Controllando il “master boot record”, il rootkit può tenere sotto scacco il sistema operativo e l’intero personal computer. Sempre secondo Friedrichs, il nuovo rootkit può così nascondersi in modo ancor più efficace rispetto agli altri malware.
Stando a quanto dichiarato da diversi ricercatori attivi nel campo della sicurezza informatica, inclusi quelli dell’Internet Storm Center di SANS, di PrevX e l’autore del software antirootkit GMER, il rootkit basato sull’infezione del “master boot record” avrebbe già bersagliato migliaia di sistemi a partire dallo scorso Dicembre ed è al momento impiegato per installare e celare la presenza di un trojan in grado di rubare informazioni bancarie. Il rootkit sarebbe poi in grado di provvedere ad insediare nuovamente il trojan nel caso in cui un prodotto antimalware dovesse rilevarlo ed eliminarlo.
Matthew Richards, direttore dell’iDefense Labs di VeriSign, fa presente di avere rilevato le prima ondate di attacchi il 12 ed il 19 Dicembre scorsi.
Secondo l’analisi operata dall’autore di GMER (ved. questo articolo per maggiori informazioni sul software), lo sviluppatore del rootkit si sarebbe ispirato molto da vicino ad un codice “proof-of-concept” presentato in occasione della “Black Hat Security Conference” nell’Agosto 2005.
Gli utenti più a rischio sono quelli di Windows XP mentre in Windows Vista, affinché il rootkit possa insediarsi nel “master boot record”, l’utente dovrebbe necessariamente rispondere in modo affermativo alla comparsa del messaggio da parte della funzione UAC (“User Account Control”; ved. questi articoli).
Una volta insediatosi sul sistema il rootkit è molto difficile da eliminare.

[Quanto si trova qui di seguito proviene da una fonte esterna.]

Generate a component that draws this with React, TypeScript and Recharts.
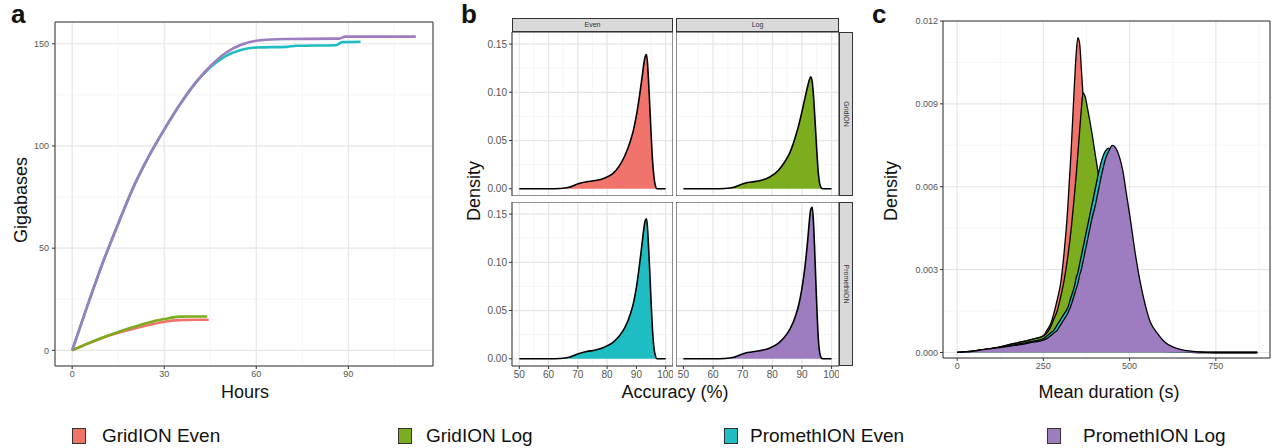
import React from "react"
import { LineChart, Line, AreaChart, Area, XAxis, YAxis, CartesianGrid, ReferenceArea } from "recharts"

const FONT = "'Liberation Sans', Arial, Helvetica, sans-serif"

const seriesNames = ["GridION Even", "GridION Log", "PromethION Even", "PromethION Log"]
const seriesColors = ["#F1746C", "#7BAD1E", "#1EBDC3", "#9D7DC0"]

// panel a: cumulative yield (hours -> gigabases)
const gridEvenHours = [0, 5, 10, 15, 20, 25, 30, 35, 40, 44.5]
const gridEvenGb = [0, 3.2, 6.2, 8.6, 10.6, 12.4, 14, 14.8, 15, 15]
const gridLogHours = [0, 5, 10, 15, 20, 25, 30, 35, 40, 44]
const gridLogGb = [0, 3.3, 6.3, 9, 11.4, 13.6, 15.3, 16.5, 16.6, 16.6]
const promEvenHours = [0, 5, 10, 15, 20, 25, 30, 35, 40, 45, 50, 55, 60, 70, 73, 86, 88, 94]
const promEvenGb = [0, 22, 43, 62, 80, 95, 108, 120, 130.5, 138.5, 144, 147, 148.2, 148.5, 149, 149.3, 150.8, 151]
const promLogHours = [0, 5, 10, 15, 20, 25, 30, 35, 40, 45, 50, 55, 60, 70, 87, 89, 112]
const promLogGb = [0, 22, 43, 62, 80, 95, 108, 120, 130.5, 139, 145.5, 149.5, 151.5, 152.3, 152.5, 153.5, 153.5]

// panel b: accuracy density per facet
const accX = [50, 55, 60, 64, 67, 69, 71, 73, 76, 79, 82, 84, 86, 88, 89, 90, 91, 92, 92.5, 93, 93.5, 94, 94.5, 95, 95.5, 96, 96.5, 97, 98, 100]
const accGridEven = [0, 0, 0, 0.0003, 0.0015, 0.004, 0.006, 0.0072, 0.0085, 0.011, 0.016, 0.023, 0.034, 0.05, 0.061, 0.076, 0.095, 0.117, 0.129, 0.137, 0.139, 0.12, 0.09, 0.058, 0.03, 0.012, 0.003, 0, 0, 0]
const accGridLog = [0, 0, 0, 0.0003, 0.0015, 0.004, 0.006, 0.007, 0.0085, 0.012, 0.019, 0.027, 0.038, 0.056, 0.067, 0.08, 0.094, 0.107, 0.113, 0.116, 0.11, 0.092, 0.066, 0.04, 0.017, 0.005, 0.001, 0, 0, 0]
const accPromEven = [0, 0, 0, 0.0003, 0.0015, 0.004, 0.006, 0.0075, 0.009, 0.012, 0.017, 0.023, 0.032, 0.047, 0.058, 0.074, 0.096, 0.121, 0.134, 0.143, 0.145, 0.125, 0.094, 0.06, 0.03, 0.011, 0.003, 0, 0, 0]
const accPromLog = [0, 0, 0, 0.0003, 0.0015, 0.004, 0.006, 0.007, 0.0085, 0.011, 0.016, 0.022, 0.031, 0.046, 0.057, 0.073, 0.095, 0.125, 0.143, 0.155, 0.157, 0.135, 0.095, 0.055, 0.022, 0.006, 0.001, 0, 0, 0]
const facetCols = ["Even", "Log"]
const facetRows = ["GridION", "PromethION"]

// panel c: mean duration density
const durX = [0, 25, 50, 75, 100, 125, 150, 175, 200, 225, 250, 260, 270, 280, 290, 300, 310, 320, 330, 340, 345, 350, 355, 360, 365, 370, 380, 390, 400, 410, 420, 430, 440, 450, 460, 470, 480, 490, 500, 520, 540, 560, 580, 600, 625, 650, 700, 750, 800, 870]
const durGridEven = [0, 0.00003, 0.00006, 0.0001, 0.00015, 0.0002, 0.00028, 0.00035, 0.00042, 0.0005, 0.0006, 0.0008, 0.001, 0.0014, 0.0019, 0.0025, 0.0036, 0.0051, 0.0072, 0.0097, 0.0108, 0.0114, 0.0112, 0.0103, 0.0093, 0.0083, 0.0065, 0.005, 0.0037, 0.0027, 0.002, 0.0015, 0.0011, 0.0008, 0.0006, 0.00045, 0.00035, 0.00028, 0.00022, 0.00014, 0.0001, 0.00007, 0.00005, 0.00003, 0.00002, 0.00001, 0, 0, 0, 0]
const durGridLog = [0, 0.00003, 0.00006, 0.0001, 0.00015, 0.0002, 0.00028, 0.00035, 0.00042, 0.0005, 0.0006, 0.0007, 0.0009, 0.0012, 0.0015, 0.002, 0.0026, 0.0034, 0.0044, 0.0057, 0.0064, 0.0072, 0.008, 0.0088, 0.0094, 0.0093, 0.0087, 0.008, 0.0072, 0.0064, 0.0055, 0.0046, 0.0037, 0.0029, 0.0022, 0.0016, 0.0012, 0.0009, 0.0007, 0.0004, 0.00022, 0.00012, 0.00007, 0.00004, 0.00002, 0.00001, 0, 0, 0, 0]
const durPromEven = [0, 0.00002, 0.00005, 0.0001, 0.00014, 0.00018, 0.00024, 0.0003, 0.00036, 0.00042, 0.0005, 0.0006, 0.0007, 0.0008, 0.001, 0.0012, 0.0014, 0.0016, 0.002, 0.0024, 0.0027, 0.0029, 0.0032, 0.0035, 0.0038, 0.0041, 0.0047, 0.0053, 0.0059, 0.0065, 0.007, 0.0073, 0.0074, 0.0071, 0.0066, 0.0059, 0.005, 0.0042, 0.0034, 0.0021, 0.0012, 0.0007, 0.0004, 0.0002, 0.0001, 0.00005, 0.00001, 0, 0, 0]
const durPromLog = [0, 0.00002, 0.00005, 0.0001, 0.00014, 0.00018, 0.00022, 0.00027, 0.00032, 0.00038, 0.00045, 0.0005, 0.0006, 0.0007, 0.0008, 0.001, 0.0012, 0.0014, 0.0017, 0.0021, 0.0023, 0.0025, 0.0028, 0.003, 0.0033, 0.0036, 0.0042, 0.0048, 0.0053, 0.0059, 0.0065, 0.007, 0.0073, 0.0075, 0.0074, 0.0071, 0.0066, 0.0058, 0.005, 0.0033, 0.002, 0.0011, 0.0007, 0.0004, 0.0002, 0.0001, 0.00002, 0, 0, 0]

const toXY = (xs: number[], ys: number[]) => xs.map((x, i) => ({ x, y: ys[i] }))

const tickStyle = (size: number) => ({ fontSize: size, fill: "#555", fontFamily: FONT })
const MAJOR = "#e6e6e6"
const MINOR = "#f4f4f4"

function PanelA() {
  const xDom = [-5.6, 117.6]
  const yDom = [-7.65, 160.65]
  const lines = [
    toXY(gridEvenHours, gridEvenGb),
    toXY(gridLogHours, gridLogGb),
    toXY(promEvenHours, promEvenGb),
    toXY(promLogHours, promLogGb),
  ]
  return (
    <LineChart width={440} height={400} margin={{ top: 22, right: 7, bottom: 0, left: 0 }}>
      <CartesianGrid stroke={MINOR} strokeWidth={0.8} verticalValues={[15, 45, 75, 105]} horizontalValues={[25, 75, 125]} />
      <CartesianGrid stroke={MAJOR} strokeWidth={1.2} />
      <XAxis type="number" dataKey="x" domain={xDom} ticks={[0, 30, 60, 90]} height={34} tickSize={3} tickMargin={2}
        axisLine={false} tickLine={{ stroke: "#333" }} tick={tickStyle(9)} />
      <YAxis type="number" domain={yDom} ticks={[0, 50, 100, 150]} width={55} tickSize={3} tickMargin={3}
        axisLine={false} tickLine={{ stroke: "#333" }} tick={tickStyle(9)} />
      <ReferenceArea x1={xDom[0]} x2={xDom[1]} y1={yDom[0]} y2={yDom[1]} fill="none" stroke="#333" strokeWidth={1} ifOverflow="visible" />
      {lines.map((d, i) => (
        <Line key={seriesNames[i]} data={d} dataKey="y" type="monotone" stroke={seriesColors[i]} strokeWidth={2.6}
          dot={false} isAnimationActive={false} />
      ))}
    </LineChart>
  )
}

function Facet(props: { values: number[]; color: string; showX: boolean; showY: boolean; plotW: number }) {
  const { values, color, showX, showY, plotW } = props
  const xDom = [47.5, 102.5]
  const yDom = [-0.0075, 0.1625]
  const yW = showY ? 34 : 0
  const xH = showX ? 20 : 0
  return (
    <AreaChart width={plotW + yW} height={164 + xH} data={toXY(accX, values)} margin={{ top: 0, right: 0, bottom: 0, left: 0 }}>
      <CartesianGrid stroke={MINOR} strokeWidth={0.8} verticalValues={[55, 65, 75, 85, 95]} horizontalValues={[0.025, 0.075, 0.125]} />
      <CartesianGrid stroke={MAJOR} strokeWidth={1.2} />
      <XAxis type="number" dataKey="x" domain={xDom} ticks={[50, 60, 70, 80, 90, 100]} hide={!showX} height={20}
        tickSize={3} tickMargin={2} axisLine={false} tickLine={{ stroke: "#333" }} tick={tickStyle(10)} />
      <YAxis type="number" domain={yDom} ticks={[0, 0.05, 0.1, 0.15]} hide={!showY} width={34} tickSize={3} tickMargin={2}
        axisLine={false} tickLine={{ stroke: "#333" }} tick={tickStyle(10)} tickFormatter={(v: number) => v.toFixed(2)} />
      <ReferenceArea x1={xDom[0]} x2={xDom[1]} y1={yDom[0]} y2={yDom[1]} fill="none" stroke="#333" strokeWidth={1} ifOverflow="visible" />
      <Area type="monotone" dataKey="y" fill={color} fillOpacity={1} stroke="#000" strokeWidth={1.6} isAnimationActive={false} />
    </AreaChart>
  )
}

function PanelC() {
  const xDom = [-41, 907]
  const yDom = [-0.0002, 0.012]
  const data = durX.map((x, i) => ({ x, ge: durGridEven[i], gl: durGridLog[i], pe: durPromEven[i], pl: durPromLog[i] }))
  const keys = ["ge", "gl", "pe", "pl"]
  return (
    <AreaChart width={372} height={388} data={data} margin={{ top: 21, right: 2, bottom: 0, left: 0 }}>
      <CartesianGrid stroke={MINOR} strokeWidth={0.8} verticalValues={[125, 375, 625, 875]} horizontalValues={[0.0015, 0.0045, 0.0075, 0.0105]} />
      <CartesianGrid stroke={MAJOR} strokeWidth={1.2} />
      <XAxis type="number" dataKey="x" domain={xDom} ticks={[0, 250, 500, 750]} height={30} tickSize={3} tickMargin={2}
        axisLine={false} tickLine={{ stroke: "#333" }} tick={tickStyle(9)} />
      <YAxis type="number" domain={yDom} ticks={[0, 0.003, 0.006, 0.009, 0.012]} width={43} tickSize={3} tickMargin={2}
        axisLine={false} tickLine={{ stroke: "#333" }} tick={tickStyle(9)} tickFormatter={(v: number) => v.toFixed(3)} />
      <ReferenceArea x1={xDom[0]} x2={xDom[1]} y1={yDom[0]} y2={yDom[1]} fill="none" stroke="#333" strokeWidth={1} ifOverflow="visible" />
      {keys.map((k, i) => (
        <Area key={k} type="monotone" dataKey={k} fill={seriesColors[i]} fillOpacity={1} stroke="#000" strokeWidth={1.3}
          isAnimationActive={false} />
      ))}
    </AreaChart>
  )
}

const abs = (left: number, top: number): React.CSSProperties => ({ position: "absolute", left, top })

function Title({ text, cx, cy, rotate }: { text: string; cx: number; cy: number; rotate?: boolean }) {
  return (
    <div style={{
      position: "absolute", left: cx - 100, top: cy - 9, width: 200, height: 18, lineHeight: "18px",
      textAlign: "center", fontSize: 18, color: "#111", fontFamily: FONT,
      transform: rotate ? "rotate(-90deg)" : undefined,
    }}>{text}</div>
  )
}

function Letter({ text, left }: { text: string; left: number }) {
  return <div style={{ ...abs(left, 1), fontSize: 26, fontWeight: "bold", lineHeight: "26px", fontFamily: FONT, color: "#111" }}>{text}</div>
}

export default function App() {
  const facetValues = [[accGridEven, accGridLog], [accPromEven, accPromLog]]
  const colLeft = [478, 676]
  const plotLeft = [512, 676]
  const plotW = [161, 163]
  const rowTop = [32, 202]
  const legendSwatch = [72, 398, 724, 1047]
  const legendText = [102, 426, 750, 1083]
  return (
    <div style={{ position: "absolute", left: 0, top: 0, width: 1274, height: 448, background: "#fff", fontFamily: FONT, overflow: "hidden" }}>
      <Letter text="a" left={11} />
      <Letter text="b" left={461} />
      <Letter text="c" left={872} />

      <div style={abs(0, 0)}><PanelA /></div>
      <Title text="Gigabases" cx={21} cy={200} rotate />
      <Title text="Hours" cx={245} cy={392} />

      {facetRows.map((row, r) =>
        facetCols.map((col, c) => (
          <div key={row + col} style={abs(colLeft[c], rowTop[r])}>
            <Facet values={facetValues[r][c]} color={seriesColors[r * 2 + c]} showX={r === 1} showY={c === 0} plotW={plotW[c]} />
          </div>
        ))
      )}
      {facetCols.map((col, c) => (
        <div key={col} style={{
          ...abs(plotLeft[c], 18), width: plotW[c] - 2, height: 12, border: "1px solid #333", background: "#d9d9d9",
          fontSize: 7, lineHeight: "12px", textAlign: "center", color: "#333",
        }}>{col}</div>
      ))}
      {facetRows.map((row, r) => (
        <div key={row} style={{
          ...abs(839, rowTop[r]), width: 12, height: 162, border: "1px solid #333", background: "#d9d9d9",
        }}>
          <div style={{
            position: "absolute", left: -75, top: 75, width: 162, height: 12, lineHeight: "12px", fontSize: 7,
            textAlign: "center", color: "#333", transform: "rotate(90deg)",
          }}>{row}</div>
        </div>
      ))}
      <Title text="Density" cx={474} cy={191} rotate />
      <Title text="Accuracy (%)" cx={675} cy={392} />

      <div style={abs(900, 0)}><PanelC /></div>
      <Title text="Density" cx={891} cy={191} rotate />
      <Title text="Mean duration (s)" cx={1109} cy={392} />

      {seriesNames.map((n, i) => (
        <React.Fragment key={n}>
          <div style={{ ...abs(legendSwatch[i], 428), width: 12, height: 14, background: seriesColors[i], border: "1px solid #333" }} />
          <div style={{ ...abs(legendText[i], 426), fontSize: 19, lineHeight: "19px", color: "#111", whiteSpace: "nowrap" }}>{n}</div>
        </React.Fragment>
      ))}
    </div>
  )
}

L’unico modo per sbarazzarsene è ricorrere all’uso del CD d’installazione di Windows XP lanciando la Console di ripristino (ved. questo materiale).
Elia Florio, ricercatore Symantec, suggerisce l’utilizzo del comando fixmbr dalla “Console di ripristino” per rimuovere il rootkit dal “master boot record” e consiglia di attivare, a livello di BIOS, la protezione che ne previene la modifica.